Tuesday, September 21, 2010

The Local Church is Dying?

There are a few blogs which I check every day.  Paul Wilkinson's Thinking Out Loud is one of those.  I have it listed in my Blog List along the right hand side of Pilgrim Scribblings under "Thought-Provoking Blogs".  Paul's post are always that...that make me/you think...and ruminate.

Today's post is very revealing but I'm not surprised by what many of us suspected.  The local church here in Canada in comparison with our counterpart south of the border is struggling for it's life.  Thankfully the "real" Church, the body of Christ, will never die and the gates of hell will never "prevail" against it.

Paul writes:    I’m kinda off schedule today and this post, and possibly tomorrow’s, are a little late appearing.

Part of this is due to a two hour conversation I had last night with the man who hired me for the only local church position I have ever held.  (All my other jobs have been with parachurch organizations, or related to Christian publishing.)  It was the first time in about two years we’ve talked; probably the longest stretch we’ve had without contact.

I have more take-aways from that call — my former boss is very knowledgeable on church-related things — than I list here, but one thing that struck me is how fragile the local church is in Canada.    

A consequence of this is that because things are so tenuous here, there are very great disparities between regions, even within the same province.  And the French-language church in Quebec is a story unto itself with many different dynamics.

I’ve long known about the Canadian “Bible Belt” in Western Canada, and a mini-version of it in Western Ontario; but I didn’t know the degree of contrast between, for example, Windsor, Ontario and Oshawa, Ontario.

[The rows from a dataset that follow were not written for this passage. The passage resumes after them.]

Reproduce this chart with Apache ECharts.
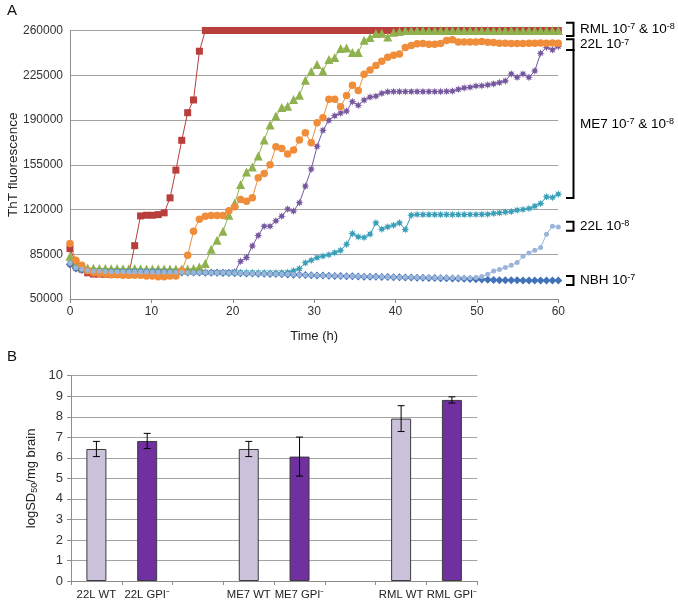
<!DOCTYPE html>
<html><head><meta charset="utf-8">
<script src="https://cdn.jsdelivr.net/npm/echarts/dist/echarts.min.js"></script>
<style>html,body{margin:0;padding:0;background:#fff}#c{width:678px;height:603px}</style>
</head><body><div id="c"></div>
<script>
// ---------- Panel A data (ThT fluorescence vs time) ----------
const hours = [0, 0.72, 1.45, 2.17, 2.89, 3.61, 4.34, 5.06, 5.78, 6.51,
 7.23, 7.95, 8.67, 9.40, 10.12, 10.84, 11.57, 12.29, 13.01, 13.73,
 14.46, 15.18, 15.90, 16.63, 17.35, 18.07, 18.80, 19.52, 20.24, 20.96,
 21.69, 22.41, 23.13, 23.86, 24.58, 25.30, 26.02, 26.75, 27.47, 28.19,
 28.92, 29.64, 30.36, 31.08, 31.81, 32.53, 33.25, 33.98, 34.70, 35.42,
 36.14, 36.87, 37.59, 38.31, 39.04, 39.76, 40.48, 41.20, 41.93, 42.65,
 43.37, 44.10, 44.82, 45.54, 46.27, 46.99, 47.71, 48.43, 49.16, 49.88,
 50.60, 51.33, 52.05, 52.77, 53.49, 54.22, 54.94, 55.66, 56.39, 57.11,
 57.83, 58.55, 59.28, 60.00];

const nbh7 = [77000, 73800, 72800, 72000, 71700, 71500, 71400, 71300, 71200, 71200,
 71100, 71100, 71000, 71000, 71000, 70900, 70900, 70900, 70800, 70800,
 70800, 70700, 70700, 70600, 70600, 70500, 70400, 70300, 70200, 70100,
 70000, 69900, 69800, 69700, 69600, 69500, 69300, 69200, 69000, 68900,
 68700, 68600, 68400, 68300, 68100, 68000, 67900, 67800, 67700, 67600,
 67500, 67500, 67400, 67300, 67200, 67100, 67000, 66900, 66800, 66700,
 66600, 66500, 66400, 66300, 66200, 66100, 66000, 65800, 65600, 65400,
 65200, 65000, 64800, 64700, 64600, 64600, 64600, 64500, 64500, 64500,
 64500, 64500, 64500, 64500];

const rml7 = [89400, 78000, 73500, 70500, 69500, 69500, 69300, 69200, 69200, 69300,
 69500, 91700, 115000, 115500, 115500, 116000, 117400, 129100, 150800, 174100,
 195700, 205700, 243800, 260000, 260000, 260000, 260000, 260000, 260000, 260000,
 260000, 260000, 260000, 260000, 260000, 260000, 260000, 260000, 260000, 260000,
 260000, 260000, 260000, 260000, 260000, 260000, 260000, 260000, 260000, 260000,
 260000, 260000, 260000, 260000, 260000, 260000, 260000, 260000, 260000, 260000,
 260000, 260000, 260000, 260000, 260000, 260000, 260000, 260000, 260000, 260000,
 260000, 260000, 260000, 260000, 260000, 260000, 260000, 260000, 260000, 260000,
 260000, 260000, 260000, 260000];

const rml8 = [83400, 77700, 75000, 74200, 74000, 73800, 73800, 73600, 73800, 73600,
 73600, 73800, 73600, 73500, 73500, 73600, 73500, 73400, 73500, 73400,
 73500, 73800, 75100, 77700, 89000, 96000, 103000, 115500, 125000, 139500,
 149400, 153300, 161900, 174300, 186000, 193200, 199700, 200800, 206000, 209400,
 221100, 228000, 233400, 228400, 237300, 238900, 245900, 246400, 242800, 242800,
 252400, 254500, 257700, 257900, 255000, 258700, 259300, 260000, 260000, 260000,
 260000, 260000, 260000, 260000, 260000, 260000, 260000, 260000, 260000, 260000,
 260000, 260000, 260000, 260000, 260000, 260000, 260000, 260000, 260000, 260000,
 260000, 260000, 260000, 260000];

const me7_7 = [77000, 74000, 72500, 72000, 71800, 71700, 71600, 71500, 71500, 71400,
 71400, 71300, 71300, 71200, 71200, 71200, 71100, 71100, 71000, 71000,
 71000, 70900, 70900, 70900, 70800, 70800, 70800, 70800, 71200, 79500,
 82400, 91500, 99700, 106900, 106900, 111100, 114800, 120300, 118800, 125300,
 138300, 151600, 169400, 181900, 189700, 193300, 195400, 197000, 204300, 201500,
 205600, 207900, 208600, 210900, 212000, 212200, 212200, 212200, 212200, 212200,
 212200, 212200, 212200, 212200, 212400, 212600, 214000, 215100, 215600, 216600,
 216800, 217400, 218200, 219300, 220600, 226000, 223400, 226000, 223400, 228400,
 242200, 246900, 244900, 247500];

const me7_8 = [78000, 74500, 73000, 72300, 71800, 71700, 71600, 71500, 71500, 71400,
 71300, 71300, 71200, 71200, 71100, 71100, 71000, 71000, 71000, 70900,
 70900, 70800, 70800, 70800, 70700, 70700, 70700, 70600, 70600, 70600,
 70500, 70500, 70500, 70500, 70400, 70400, 70600, 70900, 72000, 73800,
 78300, 80300, 82400, 83600, 84600, 86200, 88100, 92800, 101200, 98600,
 98100, 100700, 109600, 104600, 106400, 107700, 109600, 104300, 115600, 116100,
 116000, 116000, 116000, 116000, 116000, 116000, 116000, 116000, 116100, 116100,
 116200, 116300, 116900, 117400, 117900, 118400, 119500, 120000, 120800, 122600,
 124700, 129900, 129400, 132000];

const l22_7 = [93400, 80300, 76400, 72000, 70500, 70000, 69500, 69000, 69000, 68500,
 68500, 68500, 68500, 68000, 68000, 67500, 67500, 68000, 68000, 72000,
 84200, 103000, 112400, 114800, 115300, 115300, 115300, 119000, 122100, 127900,
 126500, 129100, 144800, 148200, 155000, 169100, 167800, 163400, 166500, 174300,
 180100, 172200, 187900, 191800, 206200, 206200, 200400, 209100, 217200, 213000,
 225800, 229200, 232600, 236000, 239100, 240700, 241700, 246700, 248200, 249600,
 249800, 249300, 249300, 249800, 252200, 252700, 251100, 251100, 251100, 251100,
 251400, 250800, 250600, 250100, 250100, 249800, 249800, 249800, 250100, 250100,
 250300, 250100, 250300, 250100];

const l22_8 = [78000, 74500, 73200, 72300, 71900, 71700, 71500, 71400, 71300, 71300,
 71200, 71200, 71100, 71100, 71000, 71000, 71000, 70900, 70900, 70900,
 70800, 70800, 70700, 70700, 70600, 70600, 70500, 70400, 70300, 70200,
 70100, 70000, 69900, 69800, 69700, 69600, 69400, 69300, 69100, 69000,
 68800, 68700, 68500, 68400, 68200, 68100, 68000, 67900, 67800, 67700,
 67600, 67600, 67500, 67400, 67300, 67200, 67100, 67000, 67000, 66900,
 66800, 66800, 66700, 66700, 66600, 66600, 66500, 66500, 66600, 66900,
 67600, 69300, 71900, 73000, 74600, 76400, 78500, 83400, 86000, 88100,
 90200, 100700, 106900, 106400];

// ---------- Panel B data (logSD50/mg brain) ----------
const categories = ['22L WT', '22L GPI\u207B', '', 'ME7 WT', 'ME7 GPI\u207B', '', 'RML WT', 'RML GPI\u207B'];
const wtValues  = [6.43, null, null, 6.43, null, null, 7.91, null];
const wtErrors  = [0.37, null, null, 0.37, null, null, 0.63, null];
const gpiValues = [null, 6.82, null, null, 6.06, null, null, 8.82];
const gpiErrors = [null, 0.37, null, null, 0.95, null, null, 0.15];

const FONT = '"Liberation Sans", Arial, Helvetica, sans-serif';
const TXT = '#333333';
const GRIDC = '#a3a3a3';
const AXC = '#8c8c8c';
const star = 'path://M20 10 L14.62 11.91 L17.07 17.07 L11.91 14.62 L10 20 L8.09 14.62 L2.93 17.07 L5.38 11.91 L0 10 L5.38 8.09 L2.93 2.93 L8.09 5.38 L10 0 L11.91 5.38 L17.07 2.93 L14.62 8.09 Z';

const lineDefs = [
  {name: 'NBH 10-7', data: nbh7, color: '#4272B8', symbol: 'diamond', size: 8},
  {name: 'RML 10-7', data: rml7, color: '#B83F3C', symbol: 'rect', size: 7},
  {name: 'RML 10-8', data: rml8, color: '#8FB24E', symbol: 'triangle', size: 9},
  {name: 'ME7 10-7', data: me7_7, color: '#76589F', symbol: star, size: 8},
  {name: 'ME7 10-8', data: me7_8, color: '#3A9FB8', symbol: star, size: 8},
  {name: '22L 10-7', data: l22_7, color: '#EF8D3A', symbol: 'circle', size: 7.5},
  {name: '22L 10-8', data: l22_8, color: '#9AB4DA', symbol: 'circle', size: 5}
];

function errData(vals, errs) {
  const out = [];
  vals.forEach((v, i) => { if (v != null) out.push([i, v - errs[i], v + errs[i]]); });
  return out;
}

const chart = echarts.init(document.getElementById('c'), null, {renderer: 'canvas'});

const series = lineDefs.map(d => ({
  type: 'line', name: d.name, xAxisIndex: 0, yAxisIndex: 0,
  data: hours.map((h, i) => [h, d.data[i]]),
  symbol: d.symbol, symbolSize: d.size, showSymbol: true, clip: false,
  itemStyle: {color: d.color, borderWidth: 0},
  lineStyle: {color: d.color, width: 1},
  emphasis: {disabled: true}, animation: false
}));

series.push({
  type: 'bar', xAxisIndex: 1, yAxisIndex: 1, data: wtValues, barWidth: 20, barGap: '-100%',
  itemStyle: {color: '#CCC1DA', borderColor: '#3c3c3c', borderWidth: 1}, animation: false
});
series.push({
  type: 'bar', xAxisIndex: 1, yAxisIndex: 1, data: gpiValues, barWidth: 20, barGap: '-100%',
  itemStyle: {color: '#7030A0', borderColor: '#3c3c3c', borderWidth: 1}, animation: false
});
const errRender = function (params, api) {
  const x = api.value(0);
  const top = api.coord([x, api.value(2)]);
  const bot = api.coord([x, api.value(1)]);
  const w = 3.5;
  const st = {stroke: '#000', lineWidth: 1};
  return {type: 'group', children: [
    {type: 'line', shape: {x1: top[0], y1: top[1], x2: bot[0], y2: bot[1]}, style: st},
    {type: 'line', shape: {x1: top[0] - w, y1: top[1], x2: top[0] + w, y2: top[1]}, style: st},
    {type: 'line', shape: {x1: bot[0] - w, y1: bot[1], x2: bot[0] + w, y2: bot[1]}, style: st}
  ]};
};
series.push({type: 'custom', xAxisIndex: 1, yAxisIndex: 1, data: errData(wtValues, wtErrors), renderItem: errRender, z: 10, animation: false});
series.push({type: 'custom', xAxisIndex: 1, yAxisIndex: 1, data: errData(gpiValues, gpiErrors), renderItem: errRender, z: 10, animation: false});

chart.setOption({
  backgroundColor: '#ffffff',
  animation: false,
  textStyle: {fontFamily: FONT},
  grid: [
    {left: 70, top: 30.5, width: 488.3, height: 268.5, containLabel: false, outerBoundsMode: 'none'},
    {left: 71, top: 375.7, width: 406.3, height: 205.3, containLabel: false, outerBoundsMode: 'none'}
  ],
  xAxis: [
    {type: 'value', gridIndex: 0, min: 0, max: 60, interval: 10,
     name: 'Time (h)', nameLocation: 'middle', nameGap: 31, nameMoveOverlap: false,
     nameTextStyle: {fontSize: 13, color: '#222', fontFamily: FONT},
     axisLine: {show: true, lineStyle: {color: AXC, width: 1}},
     axisTick: {show: true, length: 4, inside: false, lineStyle: {color: AXC}},
     axisLabel: {fontSize: 12, color: TXT, margin: 7, fontFamily: FONT},
     splitLine: {show: false}},
    {type: 'category', gridIndex: 1, data: categories,
     axisLine: {show: true, lineStyle: {color: AXC, width: 1}},
     axisTick: {show: true, length: 4, alignWithLabel: false, interval: 0, lineStyle: {color: AXC}},
     axisLabel: {fontSize: 11.3, color: '#222', margin: 8, interval: 0, hideOverlap: false, fontFamily: FONT},
     splitLine: {show: false}}
  ],
  yAxis: [
    {type: 'value', gridIndex: 0, min: 50000, max: 260000, interval: 35000,
     name: 'ThT fluorescence', nameLocation: 'middle', nameGap: 50, nameRotate: 90, nameMoveOverlap: false,
     nameTextStyle: {fontSize: 13.5, color: '#222', fontFamily: FONT},
     axisLine: {show: true, lineStyle: {color: AXC, width: 1}},
     axisTick: {show: false},
     axisLabel: {fontSize: 12, color: TXT, margin: 7, fontFamily: FONT, formatter: v => String(v)},
     splitLine: {show: true, lineStyle: {color: GRIDC, width: 1}}},
    {type: 'value', gridIndex: 1, min: 0, max: 10, interval: 1,
     name: '{a|logSD}{s|50}{a|/mg brain}', nameLocation: 'middle', nameGap: 32, nameRotate: 90, nameMoveOverlap: false,
     nameTextStyle: {fontSize: 13, color: '#222', fontFamily: FONT,
       rich: {a: {fontSize: 13, color: '#222', lineHeight: 14, padding: [0, 0, 3, 0], verticalAlign: 'top', fontFamily: FONT},
              s: {fontSize: 9, color: '#222', lineHeight: 9, verticalAlign: 'bottom', fontFamily: FONT}}},
     axisLine: {show: true, lineStyle: {color: AXC, width: 1}},
     axisTick: {show: true, length: 4, lineStyle: {color: AXC}},
     axisLabel: {fontSize: 13, color: TXT, margin: 8, fontFamily: FONT},
     splitLine: {show: true, lineStyle: {color: GRIDC, width: 1}}}
  ],
  series: series
});

// ---------- Annotations (brackets + coloured labels), placed through the y scale ----------
const annotations = [
  {hi: 266000, lo: 255700, text: '{k|RML }{c1|10}{s1|-7}{k| & }{c2|10}{s2|-8}', colors: ['#C0504D', '#9BBB59']},
  {hi: 253100, lo: 244700, text: '{k|22L }{c1|10}{s1|-7}', colors: ['#F79646']},
  {hi: 244700, lo: 129000, text: '{k|ME7 }{c1|10}{s1|-7}{k| & }{c2|10}{s2|-8}', colors: ['#8064A2', '#4BACC6']},
  {hi: 110500, lo: 103400, text: '{k|22L }{c1|10}{s1|-8}', colors: ['#95B3D7']},
  {hi: 68000,  lo: 61000,  text: '{k|NBH }{c1|10}{s1|-7}', colors: ['#4F81BD']}
];
function richFor(colors) {
  const r = {k: {fontSize: 13.5, color: '#111', lineHeight: 14, padding: [3, 0, 0, 0], verticalAlign: 'bottom', fontFamily: FONT}};
  colors.forEach((c, j) => {
    r['c' + (j + 1)] = {fontSize: 13.5, color: c, lineHeight: 14, padding: [3, 0, 0, 0], verticalAlign: 'bottom', fontFamily: FONT};
    r['s' + (j + 1)] = {fontSize: 9, color: c, lineHeight: 9, verticalAlign: 'top', fontFamily: FONT};
  });
  return r;
}
const gfx = [
  {type: 'text', left: 7, top: 3, style: {text: 'A', fontSize: 15, fill: '#111', fontFamily: FONT}},
  {type: 'text', left: 7, top: 349, style: {text: 'B', fontSize: 15, fill: '#111', fontFamily: FONT}}
];
annotations.forEach(a => {
  const y1 = chart.convertToPixel({xAxisIndex: 0, yAxisIndex: 0}, [60, a.hi])[1];
  const y2 = chart.convertToPixel({xAxisIndex: 0, yAxisIndex: 0}, [60, a.lo])[1];
  gfx.push({type: 'polyline', shape: {points: [[566, y1], [573.5, y1], [573.5, y2], [566, y2]]},
            style: {stroke: '#000', lineWidth: 2, fill: null}});
  gfx.push({type: 'text', x: 580, y: (y1 + y2) / 2,
            style: {text: a.text, rich: richFor(a.colors), align: 'left', verticalAlign: 'middle', fontFamily: FONT}});
});
chart.setOption({graphic: gfx});
</script>
</body></html>
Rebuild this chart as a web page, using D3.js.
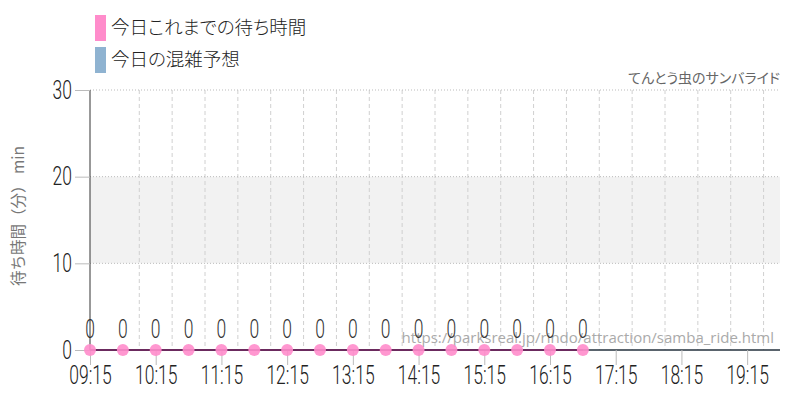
<!DOCTYPE html>
<html>
<head>
<meta charset="utf-8">
<script src="https://cdn.jsdelivr.net/npm/d3@7"></script>
<style>
  body { margin: 0; background: #fff; }
  svg { display: block; }
  .jp { font-feature-settings: "palt"; }
</style>
</head>
<body>
<div id="chart"></div>
<script>
const times = ['09:15', '09:45', '10:15', '10:45', '11:15', '11:45', '12:15', '12:45',
  '13:15', '13:45', '14:15', '14:45', '15:15', '15:45', '16:15', '16:45'];
const waits = [0, 0, 0, 0, 0, 0, 0, 0, 0, 0, 0, 0, 0, 0, 0, 0];
const hourTicks = ['09:15', '10:15', '11:15', '12:15', '13:15', '14:15', '15:15',
  '16:15', '17:15', '18:15', '19:15'];
const yTicks = [0, 10, 20, 30];
const band = [10, 20];
const legendItems = ['今日これまでの待ち時間', '今日の混雑予想'];
const legendColors = ['#ff8ccb', '#8fb3d1'];

const parse = d3.timeParse('%H:%M');
const width = 800, height = 400;
const margin = { top: 90, right: 20, bottom: 50, left: 90 };
const numFont = 'Roboto, sans-serif';
const squeeze = 0.7;
const jpFont = '"Noto Sans CJK JP", sans-serif';

const svg = d3.select('#chart').append('svg')
  .attr('width', width)
  .attr('height', height);

const x = d3.scaleTime()
  .domain([parse('09:15'), parse('19:45')])
  .range([margin.left, width - margin.right]);
const y = d3.scaleLinear()
  .domain([0, 30])
  .range([height - margin.bottom, margin.top]);

// shaded band
svg.append('rect')
  .attr('x', x.range()[0])
  .attr('y', y(band[1]))
  .attr('width', x.range()[1] - x.range()[0])
  .attr('height', y(band[0]) - y(band[1]))
  .attr('fill', '#f2f2f2');

// vertical grid every 30 min
const gridTimes = d3.timeMinute.every(30).range(parse('09:45'), d3.timeMinute.offset(parse('19:45'), 1));
svg.append('g').selectAll('line')
  .data(gridTimes)
  .enter().append('line')
  .attr('x1', d => x(d)).attr('x2', d => x(d))
  .attr('y1', y(30)).attr('y2', y(0))
  .attr('stroke', '#d0d0d0')
  .attr('stroke-dasharray', d => d.getMinutes() === 15 ? '1,2' : '4,3');

// horizontal grid
svg.append('g').selectAll('line')
  .data(yTicks.filter(d => d > 0))
  .enter().append('line')
  .attr('x1', x.range()[0]).attr('x2', x.range()[1])
  .attr('y1', d => y(d)).attr('y2', d => y(d))
  .attr('stroke', '#bbb')
  .attr('stroke-dasharray', '1,2');

// y axis
const yAxis = svg.append('g')
  .attr('transform', `translate(${margin.left},0)`)
  .call(d3.axisLeft(y).tickValues(yTicks).tickSize(15).tickPadding(3));
yAxis.select('.domain').attr('stroke', '#333').attr('d', `M0,${y(0)}V${y(30)}`);
yAxis.selectAll('.tick line').attr('stroke', '#bbb');
yAxis.selectAll('.tick text')
  .attr('x', -18 / squeeze)
  .attr('transform', `scale(${squeeze},1)`)
  .attr('font-family', numFont)
  .attr('font-size', 25)
  .attr('font-weight', 300)
  .attr('fill', '#222');

// x axis
const xAxis = svg.append('g')
  .attr('transform', `translate(0,${y(0)})`)
  .call(d3.axisBottom(x).tickValues(hourTicks.map(parse)).tickFormat(d3.timeFormat('%H:%M')).tickSize(15).tickPadding(1));
xAxis.select('.domain').attr('stroke', '#23303d').attr('stroke-width', 1.5)
  .attr('d', `M${x.range()[0]},0H${x.range()[1]}`);
xAxis.selectAll('.tick line').attr('stroke', '#bbb');
xAxis.selectAll('.tick text')
  .attr('transform', `scale(${squeeze},1)`)
  .attr('font-family', numFont)
  .attr('font-size', 25)
  .attr('font-weight', 300)
  .attr('fill', '#222');

// watermark
svg.append('text')
  .attr('x', 774)
  .attr('y', 343)
  .attr('text-anchor', 'end')
  .attr('font-family', '"Open Sans", sans-serif')
  .attr('font-size', 15)
  .attr('fill', '#aaa')
  .text('https://parksreal.jp/rindo/attraction/samba_ride.html');

// series line
const pts = times.map((t, i) => ({ t: parse(t), v: waits[i] }));
svg.append('path')
  .datum(pts)
  .attr('fill', 'none')
  .attr('stroke', '#6b2a5e')
  .attr('stroke-width', 2)
  .attr('d', d3.line().x(d => x(d.t)).y(d => y(d.v)));

svg.append('g').selectAll('circle')
  .data(pts)
  .enter().append('circle')
  .attr('cx', d => x(d.t))
  .attr('cy', d => y(d.v))
  .attr('r', 6)
  .attr('fill', '#ff8ccb')
  .attr('fill-opacity', 0.9);

svg.append('g').selectAll('text')
  .data(pts)
  .enter().append('text')
  .attr('transform', d => `translate(${x(d.t)},${y(d.v) - 12}) scale(${squeeze},1)`)
  .attr('text-anchor', 'middle')
  .attr('font-family', numFont)
  .attr('font-size', 25)
  .attr('font-weight', 300)
  .attr('fill', '#333')
  .text(d => d.v);

// y title
svg.append('text')
  .attr('transform', `translate(24,216) rotate(-90)`)
  .attr('text-anchor', 'middle')
  .attr('font-family', jpFont)
  .attr('font-size', 15.5)
  .attr('fill', '#777')
  .text('待ち時間（分） min');

// subtitle
svg.append('text')
  .attr('class', 'jp')
  .attr('x', 780)
  .attr('y', 83)
  .attr('text-anchor', 'end')
  .attr('font-family', jpFont)
  .attr('font-size', 14)
  .attr('fill', '#666')
  .text('てんとう虫のサンバライド');

// legend
const legend = svg.append('g').selectAll('g')
  .data(legendItems)
  .enter().append('g')
  .attr('transform', (_, i) => `translate(95,${15 + i * 32})`);
legend.append('rect')
  .attr('width', 11)
  .attr('height', 26)
  .attr('fill', (_, i) => legendColors[i]);
legend.append('text')
  .attr('class', 'jp')
  .attr('x', 16)
  .attr('y', 13)
  .attr('dy', '0.35em')
  .attr('font-family', jpFont)
  .attr('font-size', 18.5)
  .attr('font-weight', 300)
  .attr('fill', '#222')
  .text(d => d);
</script>
</body>
</html>
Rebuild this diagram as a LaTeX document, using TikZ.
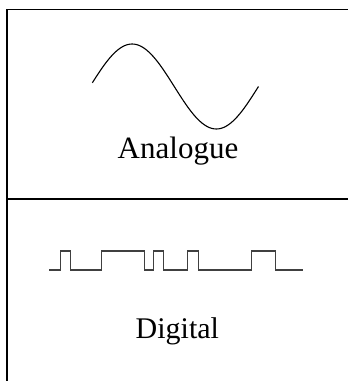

I didn’t realize the degree to which the church is in decline in parts of Canada while seemingly growing in other parts.  He told me a story of a church plant which mailed out 80,000 advertising pieces and failed to attract one single person to the launch service.

All this comes just days after Outreach Magazine released another one of its lists of the Top 100 Churches in the United States.   Why don’t we have a list like that here?

My former boss suggested that among people who study the church, there is really no interest because, as one U.S. scholar put it, “The church is non-existent in Canada.”    When I asked the editor of a Canadian Christian periodical about the possibility of doing a top Church list here — even a top ten list — he e-mailed back saying, essentially, “What’s the point?”

I wrote him back saying,

As I looked at the U.S. data, I realized how little I know about Canada. I’m aware of two or three mega churches here in Ontario; I know the Alliance has some large churches in Alberta; I think there’s something Hillsong-related in Winnipeg and perhaps a large Pentecostal church or two in Vancouver; but I’m realizing how totally ignorant I am about my own country.

I thought perhaps knowing who the top ten are — at least — might be interesting. I can’t begin to guess who they are; let alone name the church, city and pastor. I’ll bet most Canadians know more about NorthPoint and Willow Creek and Lifechurch than they do about… whoever they are up here.

I’d just like to counterbalance the U.S. data I’m bombarded with.

But then I get a call reminding me of the other side of the story, that there are far too many small, hurting, struggling, hanging-by-a-thread churches in Canada; and with them a lot of frustrated, discouraged, burned-out, ready-to-give-up pastors.  The rate of attrition is high and climbing.

While sending out missionaries to third world countries is important, I think Canadian Christians need to be aware of the needs here at home.   It’s so easy to get swept up in U.S. Evangelical culture and just assume that we’re an extension of that.

We’re only, at best, very distantly related.

1 comment:

  1. Very interesting information. I can imagine with the recession, people are barely hanging on by a thread, that giving would be down too.